Who would have thought, that when Iwan Baan came into the Perry Rubenstein Gallery to give a presentation of his iconic work on the “Torre David”, a photographic journey through the abandoned famed skyscraper of Caracas that has become a micro city of squatters, that we would discover a great artist?
We might have had an inkling.
Iwan Baan did win the Golden Lion at the Venice Biennale last year for his “Torre David” project, part of the Common Ground exhibition curated by David Chipperfield. Iwan Baan also won the inaugural Julius Schulman Photography Award in October of 2012, here in Los Angeles. But it was the artist beyond the photographic practice, the artist beyond the architectural representation, the artist Iwan Baan who so clearly stood before us that day. Art takes reality by surprise. But the reality of Iwan Baan’s distinctive artistic voice, and the magnitude of his artistic practice, took us by surprise that day, and we’ve never looked back.
Iwan Baan’s vision is truly unique. His art not only transcends, but transforms, our understanding of dwelling and human life. In every one of his images, there is a deeper exploration of what it means to be engaged in the practice of occupying space. In his artistic eye, dwelling is more than seeking shelter; it is a story unfolding, a story of human beings in interaction with one another, in opposition and union, and in mutual striving; the dance of creation and survival. And it is this very striving that becomes so moving in Baan’s images.
No matter how humble, Baan’s images capture the human reach for beauty and perfection. When shooting upward through a monumental cylindrical shaft of the Torre David, into the open night sky at dizzying heights, Baan still captures a single flowerpot sprouting its reaching leaves, reaching for the light, and two small figures visible far above, like the casual witnesses to a miracle. When shooting his iconic aerial images, such as that of the vast sprawl of Caracas, he still portrays the creeping expanse of the impoverished favelas, climbing the foothills the like creeping beggars reaching to touch the hems of the royal robes. A perfect, rigid grid of symmetrical balconies reverberates with tension from the imperfection of hanging laundry, cardboard partitions, and sheets for makeshift window coverings; order stained by the flawed human striving for its own kind of perfection. Even in Baan’s colorful night vision of Caracas, the obverse favelas sit like sentries before the fortress of the glowing thriving city beyond, like guardians of an abandoned conscience.
Rooted in the traditions of the architectural photography of Thomas Struth, Hiroshi Sugimoto, and Thomas Ruff, Iwan Baan nonetheless stands on his own. It is Iwan Baan’s humanity that can be seen in every one of his images and that sets him apart. In the very definition of art, Baan has a perception of humanity, as humanity itself hardly understands. His visions are organic in their naturalness. They are true to life. Unstaged. Messy. Human. Simply allowed to happen. As life sprouts and buds and replicates and perpetuates itself, Baan captures it in its transitional moments, and in its never-ending metamorphosis. Everywhere that humans congregate, life is untamed and unruly. Iwan Baan’s images capture this imperfect perfection, and the human binding need for survival; the innate desire for community in humanity’s battle against the essential and inexorable solitude that is the ultimate reality of existence.
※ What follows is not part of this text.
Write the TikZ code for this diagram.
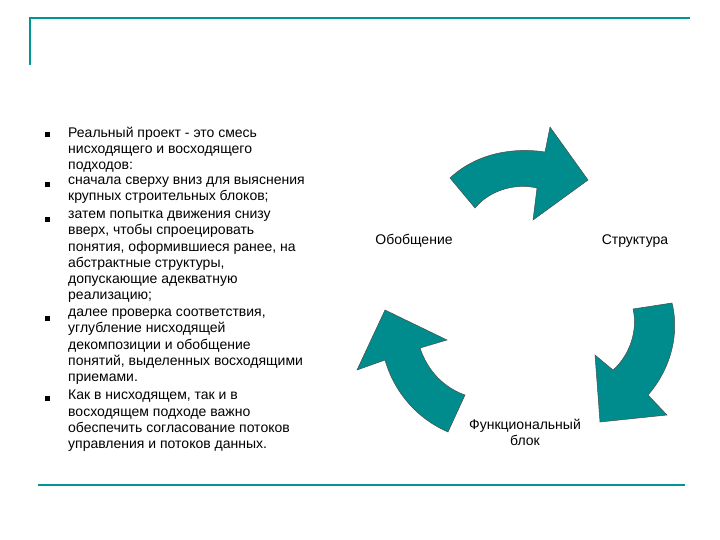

Iwan Baan’s artistic practice is about to be introduced in his first gallery exhibition at the Perry Rubenstein Gallery. With this exhibition he will take his rightful place amongst the pantheon of artistic architectural photography, and such names as Catherine Opie, Struth, Stoller and Andreas Gursky. Museums, editors and curators have, already recognized his award winning work of the “Torre David” project. His emergence will now further demonstrate his unique contribution to the entire field of photography, in which he moves past representation to subject matter, in which his intervention and investigation leads to his own sense of humanity and all of ours. In the “Torre David”, as well as other works, Iwan Baan brings architecture to life. He humanizes and transforms it and we at Perry Rubenstein are excited to feature this groundbreaking exhibition.